Bacause the first author happens to be a close friend on whose work I want to keep tabs on, and, because yttria can be dispersed in steel:

Microstructure development in mechanically alloyed yttria dispersed austenitic steels

M P Phaniraj, D-I Kim, J-H Shim and Y W Cho

Austenitic oxide dispersion strengthened (ODS) alloys containing 0.5 and 5 wt.% yttria were prepared from elemental powders (Fe–20% Ni–14% Cr–2.5% Mo–2.5% Al–2% Mn) by mechanical alloying. The powders were analyzed using X-ray diffraction (XRD), X-ray photoelectron spectroscopy and transmission electron microscopy (TEM), paying particular attention to the behavior of yttria. XRD and high-resolution TEM analyses show that yttria does not form a solid solution with austenite; unlike in ferritic ODS alloys, where it dissolves. Milling induces the formation of the thermodynamically favorable yttrium aluminum perovskite (YAP). Alumina from the aluminum powder in the starting blend, formed in the initial stages of milling using oxygen available from the other elemental powders, combines with yttria to form YAP. The yttria content does not affect alloy formation but reduces the crystallite size and strain significantly in the 5% yttria composition. TEM analysis of hot-pressed compacts reveals nanocrystalline particles of yttria, yttrium aluminum garnet and YAP.

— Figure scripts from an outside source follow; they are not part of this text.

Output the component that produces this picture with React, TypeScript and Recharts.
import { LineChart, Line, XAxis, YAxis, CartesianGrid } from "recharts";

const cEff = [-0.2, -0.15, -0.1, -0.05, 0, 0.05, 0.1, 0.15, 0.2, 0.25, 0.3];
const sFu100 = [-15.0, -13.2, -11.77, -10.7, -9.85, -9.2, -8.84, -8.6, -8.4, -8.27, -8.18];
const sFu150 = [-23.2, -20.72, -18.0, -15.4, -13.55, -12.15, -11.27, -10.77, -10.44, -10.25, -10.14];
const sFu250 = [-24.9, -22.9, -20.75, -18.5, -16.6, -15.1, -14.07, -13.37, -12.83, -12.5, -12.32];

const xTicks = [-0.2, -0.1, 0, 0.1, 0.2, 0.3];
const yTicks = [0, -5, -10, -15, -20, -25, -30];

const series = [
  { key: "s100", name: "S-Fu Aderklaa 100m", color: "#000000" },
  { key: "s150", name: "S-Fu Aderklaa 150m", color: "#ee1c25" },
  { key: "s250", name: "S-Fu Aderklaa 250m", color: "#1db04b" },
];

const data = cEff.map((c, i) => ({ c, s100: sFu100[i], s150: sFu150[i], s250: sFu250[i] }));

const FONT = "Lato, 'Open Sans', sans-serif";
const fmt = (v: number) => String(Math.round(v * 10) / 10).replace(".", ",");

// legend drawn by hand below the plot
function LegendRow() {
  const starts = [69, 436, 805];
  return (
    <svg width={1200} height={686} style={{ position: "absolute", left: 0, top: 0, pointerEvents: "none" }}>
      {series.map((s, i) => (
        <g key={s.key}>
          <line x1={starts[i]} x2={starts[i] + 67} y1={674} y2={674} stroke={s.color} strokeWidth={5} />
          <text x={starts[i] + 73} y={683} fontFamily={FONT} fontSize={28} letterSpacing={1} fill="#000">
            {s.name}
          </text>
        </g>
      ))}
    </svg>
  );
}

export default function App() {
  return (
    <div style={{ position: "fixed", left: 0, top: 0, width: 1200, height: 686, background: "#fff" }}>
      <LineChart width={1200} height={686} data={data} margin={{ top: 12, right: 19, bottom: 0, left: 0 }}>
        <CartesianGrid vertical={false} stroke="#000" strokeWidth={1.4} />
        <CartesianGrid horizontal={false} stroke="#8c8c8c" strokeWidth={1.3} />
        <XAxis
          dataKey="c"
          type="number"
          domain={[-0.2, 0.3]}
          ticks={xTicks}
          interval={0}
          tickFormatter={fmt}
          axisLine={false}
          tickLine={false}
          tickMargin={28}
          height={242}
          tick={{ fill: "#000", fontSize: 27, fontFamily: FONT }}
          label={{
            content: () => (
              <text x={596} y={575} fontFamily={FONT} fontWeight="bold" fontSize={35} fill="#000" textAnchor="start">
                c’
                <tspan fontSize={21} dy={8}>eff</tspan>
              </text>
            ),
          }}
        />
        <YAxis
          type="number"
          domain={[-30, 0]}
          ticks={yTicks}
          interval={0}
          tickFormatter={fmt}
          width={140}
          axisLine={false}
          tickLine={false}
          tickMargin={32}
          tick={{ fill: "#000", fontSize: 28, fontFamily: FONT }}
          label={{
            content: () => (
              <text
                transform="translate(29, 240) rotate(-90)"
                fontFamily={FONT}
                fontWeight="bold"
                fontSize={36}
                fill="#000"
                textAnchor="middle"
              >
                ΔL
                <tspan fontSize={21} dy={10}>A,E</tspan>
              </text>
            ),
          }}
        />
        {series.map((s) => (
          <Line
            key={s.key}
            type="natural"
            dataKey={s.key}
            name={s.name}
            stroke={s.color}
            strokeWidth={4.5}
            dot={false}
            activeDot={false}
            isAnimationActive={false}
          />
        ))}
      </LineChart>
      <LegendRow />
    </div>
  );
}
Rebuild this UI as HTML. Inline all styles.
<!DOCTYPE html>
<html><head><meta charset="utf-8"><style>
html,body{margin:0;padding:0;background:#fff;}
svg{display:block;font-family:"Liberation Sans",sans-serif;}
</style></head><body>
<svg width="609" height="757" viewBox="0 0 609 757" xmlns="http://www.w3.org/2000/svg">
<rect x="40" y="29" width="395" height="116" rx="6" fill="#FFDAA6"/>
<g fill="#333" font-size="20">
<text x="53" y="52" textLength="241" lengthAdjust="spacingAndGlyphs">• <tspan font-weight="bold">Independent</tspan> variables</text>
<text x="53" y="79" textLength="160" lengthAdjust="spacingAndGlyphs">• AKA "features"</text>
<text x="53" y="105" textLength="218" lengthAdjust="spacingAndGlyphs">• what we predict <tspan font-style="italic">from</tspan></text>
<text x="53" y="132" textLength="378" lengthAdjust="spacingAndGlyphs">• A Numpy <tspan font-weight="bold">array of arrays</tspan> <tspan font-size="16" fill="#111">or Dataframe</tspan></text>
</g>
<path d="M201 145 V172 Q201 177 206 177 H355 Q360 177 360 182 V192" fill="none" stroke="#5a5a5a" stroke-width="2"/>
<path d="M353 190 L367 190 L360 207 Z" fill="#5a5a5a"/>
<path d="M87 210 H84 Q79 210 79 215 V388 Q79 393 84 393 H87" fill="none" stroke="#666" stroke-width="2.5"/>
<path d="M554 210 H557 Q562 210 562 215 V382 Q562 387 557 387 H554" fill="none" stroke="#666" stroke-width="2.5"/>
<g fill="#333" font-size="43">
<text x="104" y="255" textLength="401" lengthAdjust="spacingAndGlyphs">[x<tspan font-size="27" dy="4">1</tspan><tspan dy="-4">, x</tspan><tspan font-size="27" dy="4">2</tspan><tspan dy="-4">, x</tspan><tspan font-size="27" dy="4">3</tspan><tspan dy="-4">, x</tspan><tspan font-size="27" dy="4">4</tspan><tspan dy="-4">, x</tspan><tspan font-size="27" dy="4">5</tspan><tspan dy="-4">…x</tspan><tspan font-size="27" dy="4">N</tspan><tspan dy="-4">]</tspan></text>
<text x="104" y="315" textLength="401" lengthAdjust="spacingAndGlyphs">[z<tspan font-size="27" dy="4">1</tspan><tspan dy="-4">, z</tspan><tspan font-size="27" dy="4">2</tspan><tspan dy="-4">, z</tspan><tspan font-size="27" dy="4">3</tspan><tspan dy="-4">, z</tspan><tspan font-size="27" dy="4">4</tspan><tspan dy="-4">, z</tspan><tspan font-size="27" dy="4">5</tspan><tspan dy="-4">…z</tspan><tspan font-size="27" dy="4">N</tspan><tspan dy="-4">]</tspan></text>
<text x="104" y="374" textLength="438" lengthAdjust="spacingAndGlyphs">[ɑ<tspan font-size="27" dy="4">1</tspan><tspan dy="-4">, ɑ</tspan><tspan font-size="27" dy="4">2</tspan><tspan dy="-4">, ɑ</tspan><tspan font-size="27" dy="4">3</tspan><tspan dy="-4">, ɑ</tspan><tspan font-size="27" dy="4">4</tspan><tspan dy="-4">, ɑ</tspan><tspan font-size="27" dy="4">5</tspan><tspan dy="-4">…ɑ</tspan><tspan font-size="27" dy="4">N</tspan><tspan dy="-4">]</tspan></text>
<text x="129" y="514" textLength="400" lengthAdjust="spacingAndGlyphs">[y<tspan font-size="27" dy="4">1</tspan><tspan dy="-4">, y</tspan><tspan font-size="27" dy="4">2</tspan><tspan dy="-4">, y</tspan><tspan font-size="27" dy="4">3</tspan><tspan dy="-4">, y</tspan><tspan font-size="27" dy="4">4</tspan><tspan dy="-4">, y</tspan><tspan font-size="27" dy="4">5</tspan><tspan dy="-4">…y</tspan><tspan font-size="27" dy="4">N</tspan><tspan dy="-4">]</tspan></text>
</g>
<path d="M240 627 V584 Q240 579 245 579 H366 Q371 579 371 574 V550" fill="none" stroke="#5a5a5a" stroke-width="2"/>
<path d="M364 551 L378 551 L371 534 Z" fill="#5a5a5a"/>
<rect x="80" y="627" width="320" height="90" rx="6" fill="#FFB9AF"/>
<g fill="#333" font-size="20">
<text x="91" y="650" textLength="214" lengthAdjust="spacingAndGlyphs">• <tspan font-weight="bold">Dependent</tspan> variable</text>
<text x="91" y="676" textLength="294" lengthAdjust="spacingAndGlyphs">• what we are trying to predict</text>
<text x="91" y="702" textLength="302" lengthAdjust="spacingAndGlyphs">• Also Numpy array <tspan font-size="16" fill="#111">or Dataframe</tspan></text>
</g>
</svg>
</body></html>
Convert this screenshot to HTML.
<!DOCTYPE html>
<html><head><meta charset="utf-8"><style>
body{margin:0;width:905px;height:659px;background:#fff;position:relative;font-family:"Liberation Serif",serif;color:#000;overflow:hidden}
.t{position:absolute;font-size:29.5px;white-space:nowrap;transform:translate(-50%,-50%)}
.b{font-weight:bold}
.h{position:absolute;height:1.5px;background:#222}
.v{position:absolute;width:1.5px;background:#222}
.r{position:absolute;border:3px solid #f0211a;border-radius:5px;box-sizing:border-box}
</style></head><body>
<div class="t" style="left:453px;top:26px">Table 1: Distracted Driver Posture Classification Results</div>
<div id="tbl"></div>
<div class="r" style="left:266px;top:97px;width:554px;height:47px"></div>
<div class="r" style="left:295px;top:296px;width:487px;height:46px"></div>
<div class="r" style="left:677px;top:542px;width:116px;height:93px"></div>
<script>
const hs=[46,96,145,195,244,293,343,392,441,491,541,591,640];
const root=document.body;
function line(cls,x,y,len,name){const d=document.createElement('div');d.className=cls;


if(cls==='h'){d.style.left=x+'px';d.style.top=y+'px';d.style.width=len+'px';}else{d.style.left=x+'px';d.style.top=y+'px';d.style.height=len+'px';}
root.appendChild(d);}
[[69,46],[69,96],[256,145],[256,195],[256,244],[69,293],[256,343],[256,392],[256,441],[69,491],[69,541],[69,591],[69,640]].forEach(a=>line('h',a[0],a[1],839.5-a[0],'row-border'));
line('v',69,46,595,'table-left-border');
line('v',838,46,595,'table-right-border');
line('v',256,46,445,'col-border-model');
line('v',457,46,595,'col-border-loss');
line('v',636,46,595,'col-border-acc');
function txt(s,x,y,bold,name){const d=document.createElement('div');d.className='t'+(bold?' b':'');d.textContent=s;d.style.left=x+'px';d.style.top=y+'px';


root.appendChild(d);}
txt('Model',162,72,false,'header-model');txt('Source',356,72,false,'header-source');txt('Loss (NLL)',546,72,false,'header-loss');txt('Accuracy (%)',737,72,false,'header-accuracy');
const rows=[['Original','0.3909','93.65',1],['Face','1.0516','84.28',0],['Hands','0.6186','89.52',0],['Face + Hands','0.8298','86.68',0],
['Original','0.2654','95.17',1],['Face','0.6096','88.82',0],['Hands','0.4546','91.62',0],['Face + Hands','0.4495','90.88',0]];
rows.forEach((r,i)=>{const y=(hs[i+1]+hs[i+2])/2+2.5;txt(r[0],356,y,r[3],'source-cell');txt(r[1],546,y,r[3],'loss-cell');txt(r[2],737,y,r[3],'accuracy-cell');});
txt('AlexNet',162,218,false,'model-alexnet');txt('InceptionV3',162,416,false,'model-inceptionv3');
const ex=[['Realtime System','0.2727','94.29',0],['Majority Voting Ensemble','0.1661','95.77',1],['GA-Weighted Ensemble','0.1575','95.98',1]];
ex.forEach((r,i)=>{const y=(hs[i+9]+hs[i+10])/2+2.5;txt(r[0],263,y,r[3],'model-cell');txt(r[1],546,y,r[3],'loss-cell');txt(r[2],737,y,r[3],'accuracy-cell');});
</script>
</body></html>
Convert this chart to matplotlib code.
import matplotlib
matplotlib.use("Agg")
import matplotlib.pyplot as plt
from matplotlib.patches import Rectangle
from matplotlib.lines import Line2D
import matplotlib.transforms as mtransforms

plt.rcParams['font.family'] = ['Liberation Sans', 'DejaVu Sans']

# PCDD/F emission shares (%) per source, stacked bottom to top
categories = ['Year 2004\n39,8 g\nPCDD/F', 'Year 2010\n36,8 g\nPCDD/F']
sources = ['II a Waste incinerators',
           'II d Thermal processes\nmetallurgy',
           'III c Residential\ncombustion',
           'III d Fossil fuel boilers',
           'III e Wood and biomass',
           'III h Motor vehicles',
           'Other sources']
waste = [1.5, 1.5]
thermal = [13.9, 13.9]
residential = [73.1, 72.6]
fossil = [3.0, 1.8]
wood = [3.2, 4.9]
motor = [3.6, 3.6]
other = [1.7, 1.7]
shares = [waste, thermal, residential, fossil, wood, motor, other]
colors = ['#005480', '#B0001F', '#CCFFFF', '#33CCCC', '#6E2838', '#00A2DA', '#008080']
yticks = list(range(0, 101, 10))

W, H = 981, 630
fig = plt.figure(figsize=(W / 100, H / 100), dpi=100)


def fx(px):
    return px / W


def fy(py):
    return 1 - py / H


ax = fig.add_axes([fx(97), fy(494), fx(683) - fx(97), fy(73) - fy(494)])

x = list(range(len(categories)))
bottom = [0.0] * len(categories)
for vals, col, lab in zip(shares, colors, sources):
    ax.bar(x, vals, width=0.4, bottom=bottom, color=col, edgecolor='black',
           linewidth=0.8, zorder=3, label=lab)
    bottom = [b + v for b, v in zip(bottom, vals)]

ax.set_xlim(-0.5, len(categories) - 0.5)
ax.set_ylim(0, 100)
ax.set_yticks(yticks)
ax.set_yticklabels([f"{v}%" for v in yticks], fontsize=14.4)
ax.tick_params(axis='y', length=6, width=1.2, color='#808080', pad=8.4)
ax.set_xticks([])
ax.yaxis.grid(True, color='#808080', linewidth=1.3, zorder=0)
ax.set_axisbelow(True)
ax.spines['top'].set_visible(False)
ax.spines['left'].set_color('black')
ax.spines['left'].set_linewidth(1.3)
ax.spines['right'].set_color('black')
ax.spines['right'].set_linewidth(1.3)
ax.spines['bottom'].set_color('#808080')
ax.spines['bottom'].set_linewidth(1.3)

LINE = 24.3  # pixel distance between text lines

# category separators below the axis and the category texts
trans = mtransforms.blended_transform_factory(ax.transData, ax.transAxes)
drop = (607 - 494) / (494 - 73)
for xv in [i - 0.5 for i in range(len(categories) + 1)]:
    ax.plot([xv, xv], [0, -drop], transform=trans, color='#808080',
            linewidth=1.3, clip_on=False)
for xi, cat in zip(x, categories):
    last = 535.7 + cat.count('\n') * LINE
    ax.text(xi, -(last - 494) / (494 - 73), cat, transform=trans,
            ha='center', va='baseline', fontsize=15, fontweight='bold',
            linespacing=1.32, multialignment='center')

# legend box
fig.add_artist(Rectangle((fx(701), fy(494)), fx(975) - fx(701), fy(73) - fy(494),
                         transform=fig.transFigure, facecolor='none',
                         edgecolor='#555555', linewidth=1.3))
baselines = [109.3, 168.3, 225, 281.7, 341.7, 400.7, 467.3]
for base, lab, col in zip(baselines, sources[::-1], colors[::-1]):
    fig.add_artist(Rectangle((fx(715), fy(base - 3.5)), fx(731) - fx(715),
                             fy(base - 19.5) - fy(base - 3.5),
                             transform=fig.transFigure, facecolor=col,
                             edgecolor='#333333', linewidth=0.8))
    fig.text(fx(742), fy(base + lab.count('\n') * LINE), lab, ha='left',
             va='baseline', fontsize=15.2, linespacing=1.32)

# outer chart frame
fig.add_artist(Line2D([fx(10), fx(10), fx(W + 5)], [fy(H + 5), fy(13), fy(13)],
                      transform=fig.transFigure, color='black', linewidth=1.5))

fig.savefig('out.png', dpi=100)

Alan Cottrell in the latest Phil Mag on some mysteries and surprises in strain hardening that are yet to be understood:

Strain hardening at different temperatures

A Cottrell

The independence of temperature shown by the strain hardening coefficient of face centred cubic metals appears to be at variance with several other features of this strain hardening that depend on temperature. However, on the forest theory of this hardening, thermal activation is expected to have opposite effects on two underlying aspects. First, it reduces the applied stress required to enable glide dislocations to cut through forest obstacles. Second, it increases the density of the secondary dislocations that form these obstacles so that the forest becomes harder to penetrate.

Thanks to Eddie‘s sharing the link in Google Reader, I found this interesting paper in Nature Materials:

In situ observation of dislocation nucleation and escape in a submicrometre aluminium single crystal

S H Oh et al

‘Smaller is stronger’ does not hold true only for nanocrystalline materials but also for single crystals. It is argued that this effect is caused by geometrical constraints on the nucleation and motion of dislocations in submicrometre-sized crystals. Here, we report the first in situ transmission electron microscopy tensile tests of a submicrometre aluminium single crystal that are capable of providing direct insight into source-controlled dislocation plasticity in a submicrometre crystal. Single-ended sources emit dislocations that escape the crystal before being able to multiply. As dislocation nucleation and loss rates are counterbalanced at about 0.2 events per second, the dislocation density remains statistically constant throughout the deformation at strain rates of about 10-4 s-1. However, a sudden increase in strain rate to 10-3 s-1 causes a noticeable surge in dislocation density as the nucleation rate outweighs the loss rate. This observation indicates that the deformation of submicrometre crystals is strain-rate sensitive.